Geriatric nuance: the statutory definition of “mental illness” excludes conditions manifested only by dementia, traumatic brain injury, substance abuse, intoxication, developmental disability, or antisocial behavior. A patient whose presentation is purely dementia does not meet the Baker Act’s mental-illness element — but depression, psychosis, or another qualifying mental illness with dangerousness does, even when dementia coexists. Characterize the qualifying illness clearly in the certificate.

Who can initiate, and how

There are three statutory routes. As a house-calls practice, ours is the professional certificate:

Professional certificate
CF-MH 3052b — a physician, APRN/psychiatric nurse, clinical psychologist, clinical social worker, mental health counselor, or marriage & family therapist who has personally examined the person within the preceding 48 hours certifies that criteria appear met and states the observations supporting it. §394.463(2)(a)3. This is our route in the home.
Law enforcement
CF-MH 3052a — an officer who has reason to believe a person meets criteria takes them into custody. Officers may base findings on third-party report. Relevant when we call 911 and an officer initiates directly.
Ex parte court order
CF-MH 3001 — a judge orders involuntary examination, typically on petition by family or others. Not our usual in-the-moment route.
Transport is law enforcement’s role, not ours.
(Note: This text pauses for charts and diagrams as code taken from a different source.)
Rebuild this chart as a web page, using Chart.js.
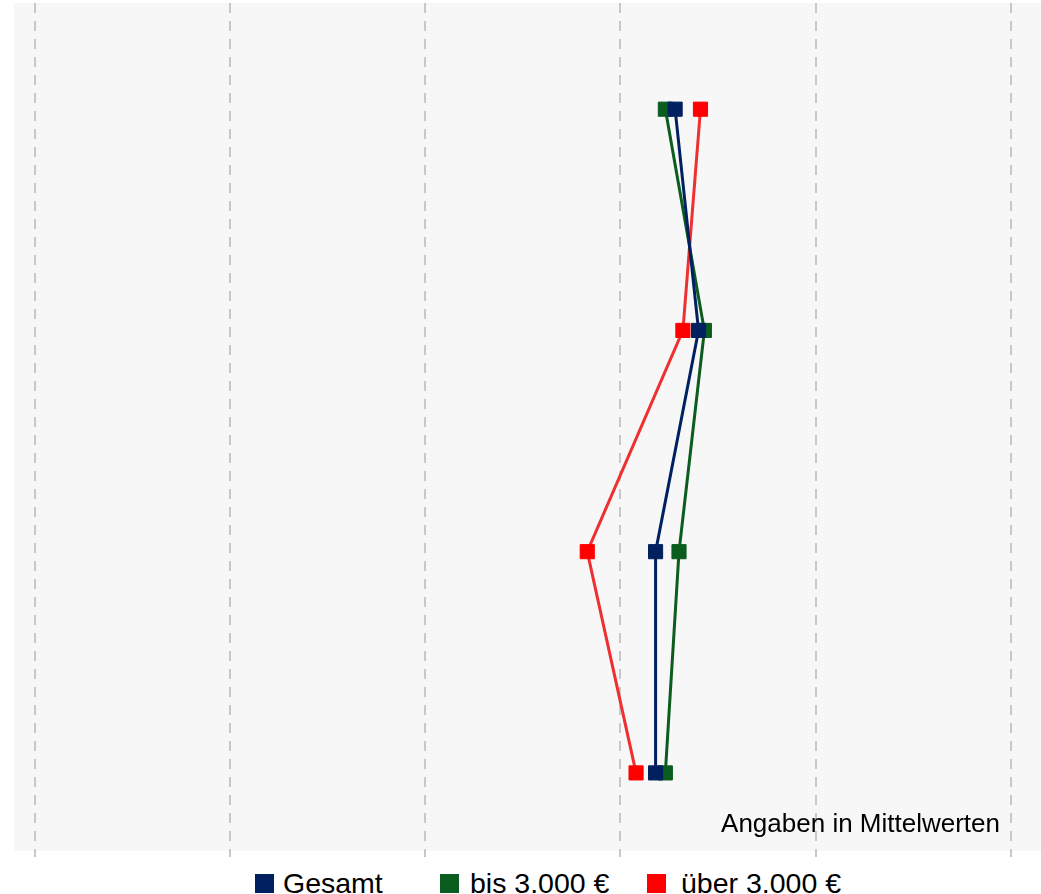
<!DOCTYPE html>
<html lang="de">
<head>
<meta charset="utf-8">
<title>Mittelwerte nach Einkommen</title>
<script src="https://cdn.jsdelivr.net/npm/chart.js@4/dist/chart.umd.min.js"></script>
<style>
  html, body { margin: 0; padding: 0; background: #fff; }
  #wrap { position: relative; width: 1041px; height: 894px; font-family: "Liberation Sans", Arial, sans-serif; }
  #chartBox { position: absolute; left: 0; top: 0; width: 1041px; height: 857px; }
  #legend { position: absolute; left: 0; top: 873px; width: 1041px; height: 20px; }
  .item { position: absolute; top: 0; height: 20px; display: flex; align-items: center; }
  .box { width: 19px; height: 19px; flex: none; }
  .label { font-size: 28.5px; line-height: 20px; color: #000; white-space: nowrap; }
</style>
</head>
<body>
<div id="wrap">
  <div id="chartBox"><canvas id="meanChart"></canvas></div>
  <div id="legend"></div>
</div>
<script>
document.addEventListener("DOMContentLoaded", () => {

    // Mittelwerte je Zeile (von oben nach unten)
    const seriesNames = ["Gesamt", "bis 3.000 €", "über 3.000 €"];
    const gesamt = [4.28, 4.40, 4.18, 4.18];
    const bis3000 = [4.23, 4.43, 4.30, 4.23];
    const ueber3000 = [4.41, 4.32, 3.83, 4.08];
    const gridTicks = [1, 2, 3, 4, 5, 6];
    const noteText = "Angaben in Mittelwerten";

    const markerColors = ["#002060", "#0a5c1f", "#ff0000"];
    const lineColors = ["#002060", "#0a5c1f", "#ee3030"];

    // Legende: linke Kante je Eintrag
    const legendLeft = [255, 440, 647];
    const legendGap = [9, 11, 15];

    // Zeilenindex als y-Wert
    const toPoints = values => values.map((v, i) => ({ x: v, y: i }));

    const datasets = [gesamt, bis3000, ueber3000].map((values, k) => ({
        label: seriesNames[k],
        data: toPoints(values),
        borderColor: lineColors[k],
        backgroundColor: markerColors[k],
        borderWidth: 3,
        pointStyle: "rect",
        pointRadius: 10,
        pointHoverRadius: 10,
        pointBorderWidth: 1,
        pointBorderColor: markerColors[k],
        pointBackgroundColor: markerColors[k],
        tension: 0,
        fill: false
    }));

    // grauer Hintergrund der Zeichenfläche
    const plotBackground = {
        id: "plotBackground",
        beforeDraw(chart) {
            const { ctx, chartArea: a } = chart;
            ctx.save();
            ctx.fillStyle = "#f7f7f7";
            ctx.fillRect(a.left, a.top, a.right - a.left, a.bottom - a.top);
            ctx.restore();
        }
    };

    // Hinweis unten rechts
    const noteLabel = {
        id: "noteLabel",
        afterDatasetsDraw(chart) {
            const { ctx, chartArea: a } = chart;
            ctx.save();
            ctx.font = '26px "Liberation Sans", Arial, sans-serif';
            ctx.fillStyle = "#000";
            ctx.textAlign = "right";
            ctx.textBaseline = "alphabetic";
            ctx.fillText(noteText, a.right - 41, a.bottom - 19);
            ctx.restore();
        }
    };

    new Chart(document.getElementById("meanChart"), {
        type: "line",
        data: { datasets },
        plugins: [plotBackground, noteLabel],
        options: {
            responsive: true,
            maintainAspectRatio: false,
            animation: false,
            layout: { autoPadding: false, padding: { left: 14, top: 3, right: 0, bottom: 0 } },
            plugins: {
                legend: { display: false },
                tooltip: { enabled: true }
            },
            scales: {
                x: {
                    type: "linear",
                    min: 0.894,
                    max: 6.154,
                    afterBuildTicks: scale => {
                        scale.ticks = gridTicks.map(v => ({ value: v }));
                    },
                    ticks: { display: false },
                    border: { display: false, dash: [10, 8] },
                    grid: {
                        color: "#c8c8c8",
                        lineWidth: 2,
                        tickBorderDash: [10, 8],
                        tickLength: 6,
                        drawTicks: true
                    }
                },
                y: {
                    type: "linear",
                    reverse: true,
                    min: -0.48,
                    max: 3.353,
                    display: false
                }
            }
        }
    });

    // Legende aus den Datensätzen aufbauen
    const legend = document.getElementById("legend");
    datasets.forEach((ds, k) => {
        const item = document.createElement("div");
        item.className = "item";
        item.style.left = legendLeft[k] + "px";
        const box = document.createElement("span");
        box.className = "box";
        box.style.background = markerColors[k];
        const label = document.createElement("span");
        label.className = "label";
        label.style.marginLeft = legendGap[k] + "px";
        label.textContent = ds.label;
        item.appendChild(box);
        item.appendChild(label);
        legend.appendChild(item);
    });
});
</script>
</body>
</html>
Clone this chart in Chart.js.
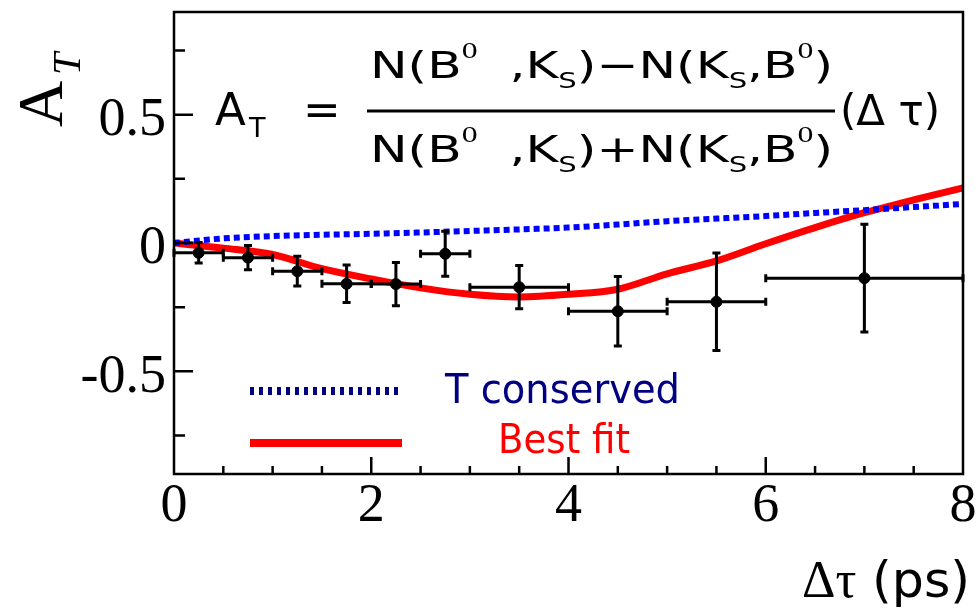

Once we complete CF-MH 3052b, we call law enforcement (911 for an active crisis); the officer verifies our license/authority, takes protective custody, and delivers the patient to the nearest designated receiving facility. The certificate accompanies the patient into the clinical record. Protective custody under the Baker Act is not an arrest.

Which number to call

911, the crisis line, and the receiving facility

Call 911
Active or imminent danger; a weapon is present or accessible; the patient has already harmed themselves (medical emergency); the patient is high-risk and refusing, and you need law enforcement to take custody and transport under the Baker Act now. Always 911 over moving a dangerous situation yourself.
988 (Suicide & Crisis Lifeline)
For the patient (and family) as a support and de-escalation resource in lower/moderate-risk situations and for warm hand-off and follow-up. Not a substitute for emergency response when the patient is high-risk and refusing.
Receiving facility
Call ahead when arranging voluntary transport so the team expects the patient and the clinical picture. Receiving facilities must accept and assess involuntary patients 24/7.
Clinician safety is part of the protocol. If you ever feel unsafe in the home — an agitated patient, a brandished weapon — leave and call 911 from a safe place. You cannot help anyone if you are harmed.

After the event

Documentation, follow-up, and staying their provider

Write a thorough, objective note: the screen and C-SSRS findings, the specific observations supporting each Baker Act criterion, means-safety steps taken, who was contacted, and the disposition. This protects the patient and the practice, and it tells the next clinician the real story.

Then close the loop. Track the patient through the receiving facility, coordinate discharge and behavioral-health follow-up, revisit means safety with the family, and reconnect promptly — the weeks after a crisis or hospital discharge are a high-risk window. A Baker Act is not a hand-off; we remain this patient’s provider, and our continuity is itself protective.

Finally, support each other. Responding to an at-risk patient in the home is heavy work. Debrief, and use practice resources when a case stays with you.